Ancient Predators Caught in the Act of Murder
Marcin Chady/Wikimedia Commons
If you've ever been to a natural history museum, you've probably seen those giant skeletal reconstructions of dinosaurs rending each other's neck-meat in epic Tokyo-stomping battles for survival. Of course, dinosaurs never come straight out of the ground like that. The best a paleontologist can hope for is some tooth marks on bones -- anything more elaborate takes a cinematic eye and a whole ream of that wire they use to stitch the bones back together.
Except, that is, when they find something like this:
Dinosaur Kingdom Nakasato via University of British Columbia
"Say 'uncle'! Say it!"
Yep, that there is a protoceratops locked in vicious battle with a motherfuckin' velociraptor. This fossil turned up in the Gobi Desert in 1971, complete with the raptor's trademark death-sickle claw buried deep in its victim's neck and its arm broken in its victim's jaws (OK, so maybe "victim" wasn't the right word to use there). They were unexpectedly frozen in their never-ending battle royale when the collapse of a sand cliff buried them, and today "the fighting dinosaurs" are considered a national treasure of Mongolia.
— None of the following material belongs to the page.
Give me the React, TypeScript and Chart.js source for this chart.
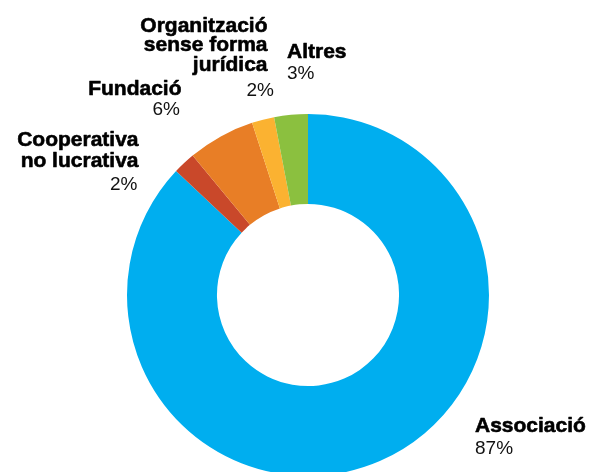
import React, { useEffect, useRef } from "react";
import { Chart, registerables } from "chart.js";

Chart.register(...registerables);

const categories = ["Associació", "Cooperativa no lucrativa", "Fundació", "Organització sense forma jurídica", "Altres"];
const labelLines = [["Associació"], ["Cooperativa", "no lucrativa"], ["Fundació"], ["Organització", "sense forma", "jurídica"], ["Altres"]];
const values = [87, 2, 6, 2, 3];
const percentLabels = ["87%", "2%", "6%", "2%", "3%"];
const colors = ["#00AEEF", "#C9482A", "#E87E26", "#FBB231", "#8BC03F"];

// label layout relative to the doughnut centre (baseline of first line)
const labelLayout = [
  { align: "left", dx: 167, dy: 137, lineGap: 20, pctGap: 22, pctDx: 0 },
  { align: "right", dx: -169.5, dy: -149, lineGap: 20.7, pctGap: 23.3, pctDx: -1 },
  { align: "right", dx: -126.5, dy: -200, lineGap: 20, pctGap: 20, pctDx: -1.5 },
  { align: "right", dx: -40.5, dy: -263, lineGap: 19.35, pctGap: 25, pctDx: 6.5 },
  { align: "left", dx: -21, dy: -236.7, lineGap: 20, pctGap: 20.7, pctDx: 0 },
];

const outerLabels = {
  id: "outerLabels",
  afterDraw(chart: any) {
    const ctx = chart.ctx;
    const meta = chart.getDatasetMeta(0);
    const arc = meta.data[0];
    if (!arc) return;
    const cx = arc.x;
    const cy = arc.y;
    ctx.save();
    ctx.textBaseline = "alphabetic";
    ctx.lineJoin = "round";
    labelLayout.forEach((l, i) => {
      ctx.textAlign = l.align;
      ctx.fillStyle = "#000";
      ctx.strokeStyle = "#000";
      ctx.lineWidth = 0.6;
      ctx.font = "bold 21px 'Liberation Sans', Arial, sans-serif";
      const lines = labelLines[i];
      let y = cy + l.dy;
      lines.forEach((t, j) => {
        ctx.fillText(t, cx + l.dx, y);
        ctx.strokeText(t, cx + l.dx, y);
        if (j < lines.length - 1) y += l.lineGap;
      });
      ctx.font = "19px 'Liberation Sans', Arial, sans-serif";
      ctx.fillStyle = "#111";
      ctx.fillText(percentLabels[i], cx + l.dx + l.pctDx, y + l.pctGap);
    });
    ctx.restore();
  },
};

export default function App() {
  const ref = useRef<HTMLCanvasElement>(null);
  useEffect(() => {
    const chart = new Chart(ref.current!, {
      type: "doughnut",
      data: {
        labels: categories,
        datasets: [
          {
            data: values,
            backgroundColor: colors,
            borderWidth: 0,
            hoverOffset: 0,
            offset: 0,
          },
        ],
      },
      options: {
        responsive: false,
        animation: false,
        cutout: "50.3%",
        layout: { padding: { left: 127, right: 102, top: 114, bottom: 44 } },
        plugins: { legend: { display: false }, tooltip: { enabled: false } },
      },
      plugins: [outerLabels],
    });
    return () => chart.destroy();
  }, []);
  return (
    <div style={{ position: "fixed", left: 0, top: 0, width: 591, height: 472, overflow: "hidden", background: "#fff" }}>
      <canvas ref={ref} width={591} height={520} style={{ display: "block" }} />
    </div>
  );
}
But America wasn't about to be outdone by some Mongolians, and in 2006 a team in Montana went and dug up the classic tyrannosaurus vs. triceratops match-up dinosaur fans have been having stop-motion daydreams about for generations. The "Montana dueling dinosaurs" feature a showdown between a 30-foot nanotyrannus and an unidentified triceratops relative. This brutal battle between equal-and-opposite titans resulted in crushed bones, broken teeth, and mutual annihilation.
They basically found these fossils while digging through your childhood fantasies.